Pick out each line of the records in which the word "this" appears.

[Charts and diagrams as code]
** Start **
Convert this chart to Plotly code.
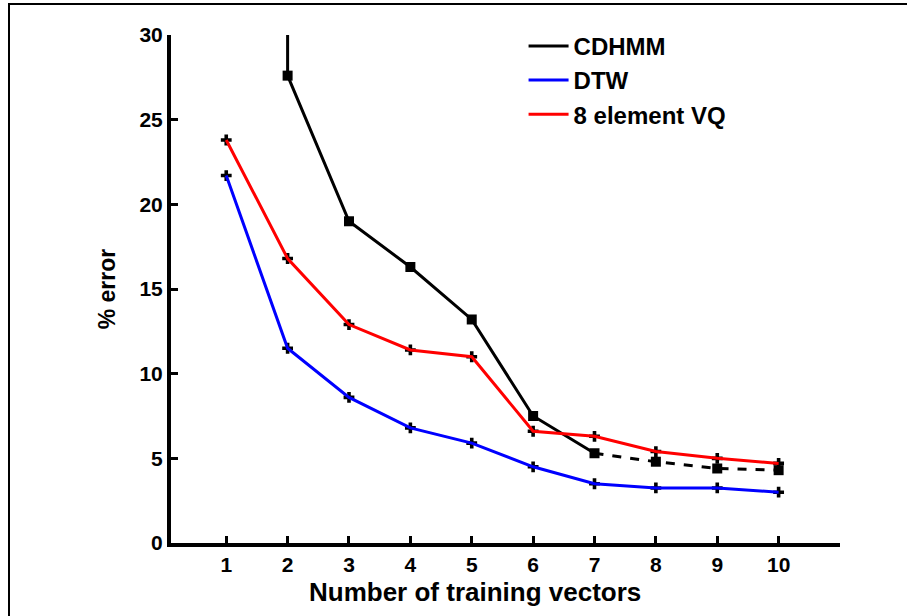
import plotly.graph_objects as go

# ---- data ----
x_vals = [1, 2, 3, 4, 5, 6, 7, 8, 9, 10]
x_ticks = [1, 2, 3, 4, 5, 6, 7, 8, 9, 10]
y_ticks = [0, 5, 10, 15, 20, 25, 30]

cdhmm_x = [2, 2, 3, 4, 5, 6, 7]
cdhmm_y = [30.0, 27.6, 19.0, 16.3, 13.2, 7.5, 5.3]
cdhmm_tail_x = [7, 8, 9, 10]
cdhmm_tail_y = [5.3, 4.8, 4.4, 4.3]

dtw_y = [21.7, 11.5, 8.6, 6.8, 5.9, 4.5, 3.5, 3.25, 3.25, 3.0]
vq_y = [23.8, 16.8, 12.9, 11.4, 11.0, 6.6, 6.3, 5.4, 5.0, 4.7]

names = ["CDHMM", "DTW", "8 element VQ"]
colors = ["#000000", "#0000FF", "#FF0000"]
x_title = "Number of training vectors"
y_title = "% error"

FONT = "Liberation Sans, Arial, sans-serif"

fig = go.Figure()

# black point markers (drawn beneath the coloured lines)
fig.add_trace(go.Scatter(x=cdhmm_x[1:] + cdhmm_tail_x[1:], y=cdhmm_y[1:] + cdhmm_tail_y[1:],
                         mode="markers", marker=dict(symbol="square", size=10, color="black"),
                         showlegend=False, hoverinfo="skip"))
fig.add_trace(go.Scatter(x=x_vals, y=dtw_y, mode="markers",
                         marker=dict(symbol="cross", size=9, color="black"),
                         showlegend=False, hoverinfo="skip"))
fig.add_trace(go.Scatter(x=x_vals, y=vq_y, mode="markers",
                         marker=dict(symbol="cross", size=9, color="black"),
                         showlegend=False, hoverinfo="skip"))

# lines
fig.add_trace(go.Scatter(x=cdhmm_x, y=cdhmm_y, mode="lines", name=names[0],
                         line=dict(color=colors[0], width=3), legendgroup="a"))
fig.add_trace(go.Scatter(x=cdhmm_tail_x, y=cdhmm_tail_y, mode="lines", name=names[0],
                         line=dict(color=colors[0], width=3, dash="dash"),
                         showlegend=False, legendgroup="a"))
fig.add_trace(go.Scatter(x=x_vals, y=dtw_y, mode="lines", name=names[1],
                         line=dict(color=colors[1], width=3), legendgroup="b"))
fig.add_trace(go.Scatter(x=x_vals, y=vq_y, mode="lines", name=names[2],
                         line=dict(color=colors[2], width=3), legendgroup="c"))

fig.update_layout(
    width=907, height=616,
    margin=dict(l=171, r=67, t=35, b=73, pad=0),
    paper_bgcolor="white", plot_bgcolor="white",
    font=dict(family=FONT, color="black", size=20),
    showlegend=True,
    legend=dict(x=0.527, y=1.022, xanchor="left", yanchor="top",
                font=dict(family=FONT, size=24, color="black", weight="bold"),
                bgcolor="rgba(0,0,0,0)", itemwidth=40, tracegroupgap=0),
    xaxis=dict(range=[0.1, 11.0], tickmode="array", tickvals=x_ticks,
               ticktext=[str(v) for v in x_ticks],
               showline=True, linecolor="black", linewidth=4,
               ticks="inside", ticklen=7, tickwidth=3, tickcolor="black",
               showgrid=False, zeroline=False,
               tickfont=dict(family=FONT, size=21, weight="bold")),
    yaxis=dict(range=[0, 30], tickmode="array", tickvals=y_ticks,
               ticktext=[str(v) for v in y_ticks],
               showline=True, linecolor="black", linewidth=4,
               ticks="inside", ticklen=7, tickwidth=3, tickcolor="black",
               showgrid=False, zeroline=False,
               tickfont=dict(family=FONT, size=21, weight="bold"),
               title=dict(text=y_title,
                          font=dict(family=FONT, size=23, weight="bold"), standoff=18)),
    annotations=[dict(text=x_title, xref="paper", yref="paper",
                      x=(475 - 171) / 669, y=-(592 - 543) / 508,
                      xanchor="center", yanchor="middle", showarrow=False,
                      font=dict(family=FONT, size=26, weight="bold", color="black"))],
    shapes=[dict(type="rect", xref="paper", yref="paper",
                 x0=(9 - 171) / 669, x1=1.3, y0=-0.3, y1=(543 - 4) / 508,
                 line=dict(color="black", width=2), fillcolor="rgba(0,0,0,0)", layer="below")],
)

fig.write_html("out.html")
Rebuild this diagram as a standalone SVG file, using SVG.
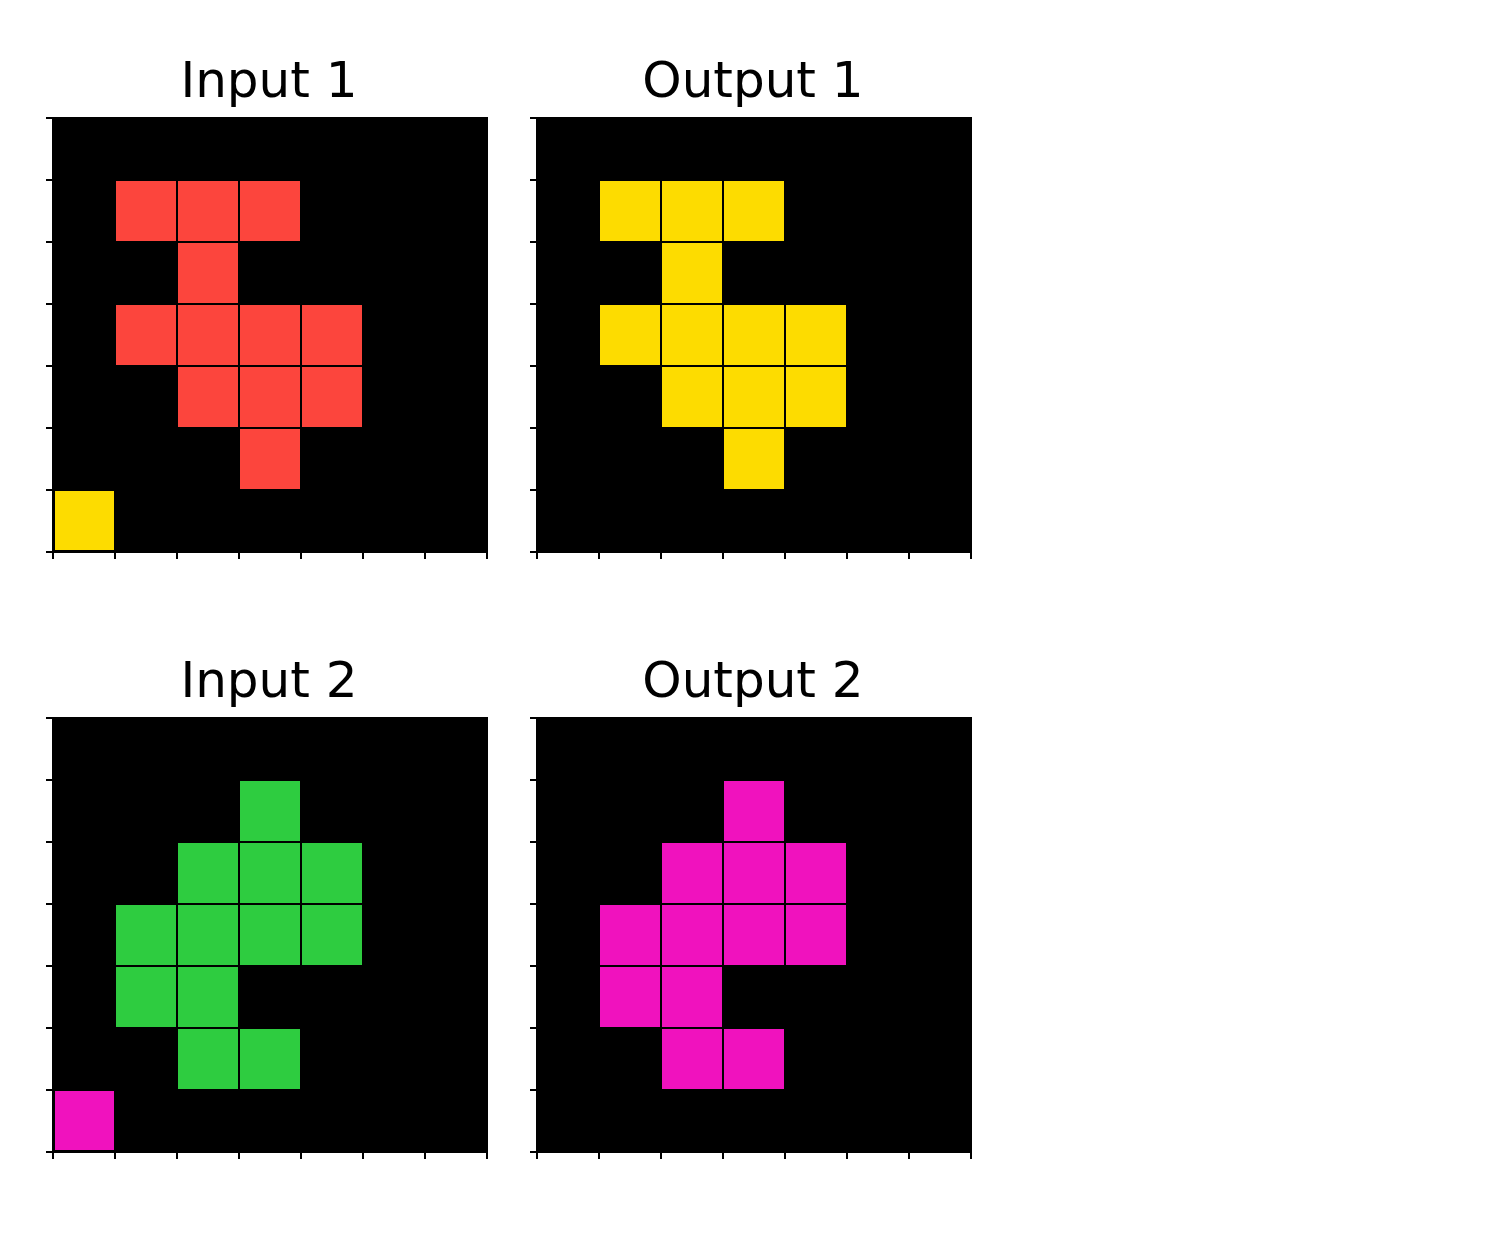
** End **
● Correct response:
Convert this chart to Plotly code.
Rebuild this diagram as a standalone SVG file, using SVG.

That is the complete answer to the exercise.